As long as we can be sure all architectures will map things correctly without any flags needing to be specified, that's fine.

> >    struct vfio_path_info {
> >         __u32   argsz;
> >         __u32   flags;
> > #define VFIO_DEVTREE_INFO_RANGES (1 << 3) /* the region is a
> > "ranges" property */
>
> What about distinguishing a normal interrupt from one found in an
> interrupt-map?

I'm not sure we need that.  The kernel needs to use the interrupt
map to get interrupts hooked up right, but all user space needs to
know is that there are N interrupts and possibly device tree
paths to help user space interpret which interrupt is which.

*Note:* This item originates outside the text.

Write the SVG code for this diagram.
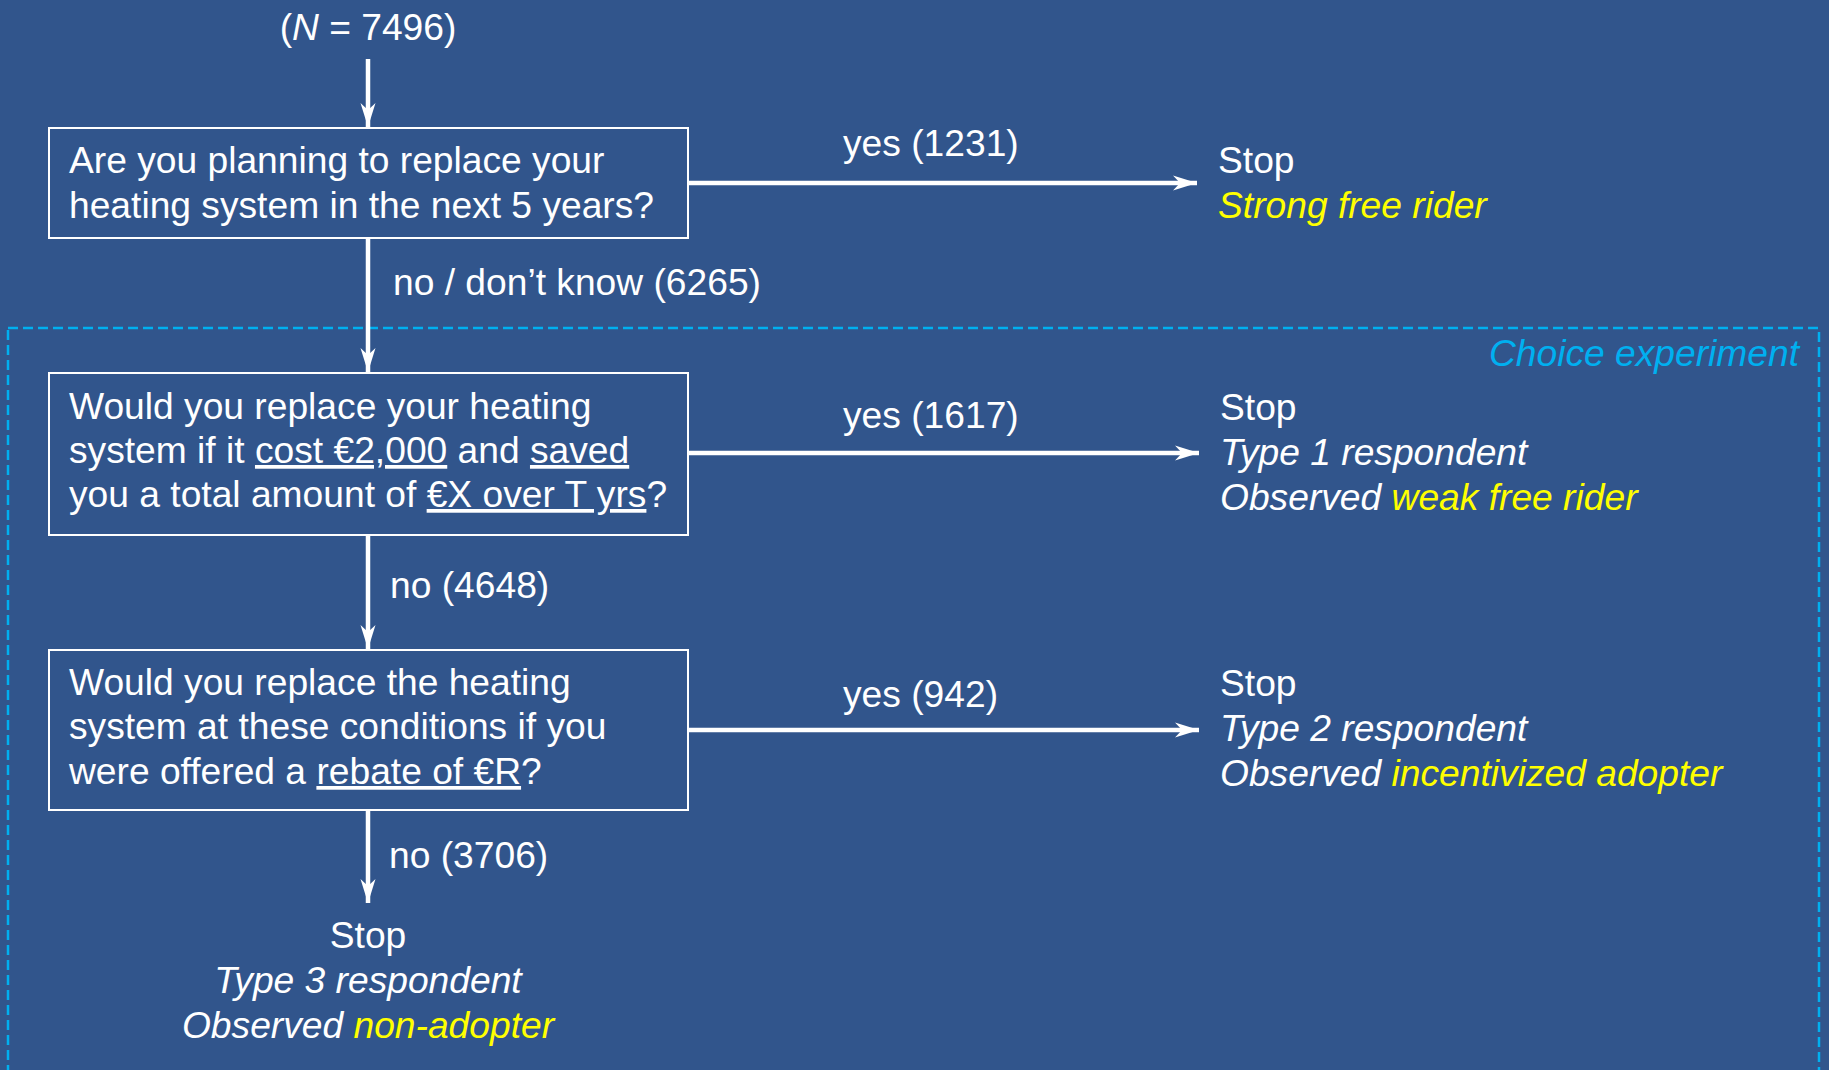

What if the interrupt map is for devices without explicit nodes, such as with a PCI controller (ignore the fact that we would normally use vfio_pci for the indivdual PCI devices instead)?

You could say the same thing about ranges -- why expose ranges instead of the individual child node regs after translation?

> In the case of both ranges and interrupt-maps, we'll also want to
> decide what the policy is for when to expose them directly, versus just
> using them to translate regs and interrupts of child nodes

Yes, not sure the best approach there...but guess we can cross
that bridge when we implement this.  It doesn't affect this
interface.

It does affect the interface, because if you allow either of them to be mapped directly (rather than implicitly used when mapping a child node), you need a way to indicate which type of resource it is you're describing (as you already do for reg/ranges).

It also affects how vfio device binding is done, even if only to the point of specifying default behavior in the absence of knobs which change whether interrupt maps and/or ranges are mapped.

> >         __u8    path[];         /* output: Full path to associated
> > device tree node */
>
> How does the caller know what size buffer to supply for this?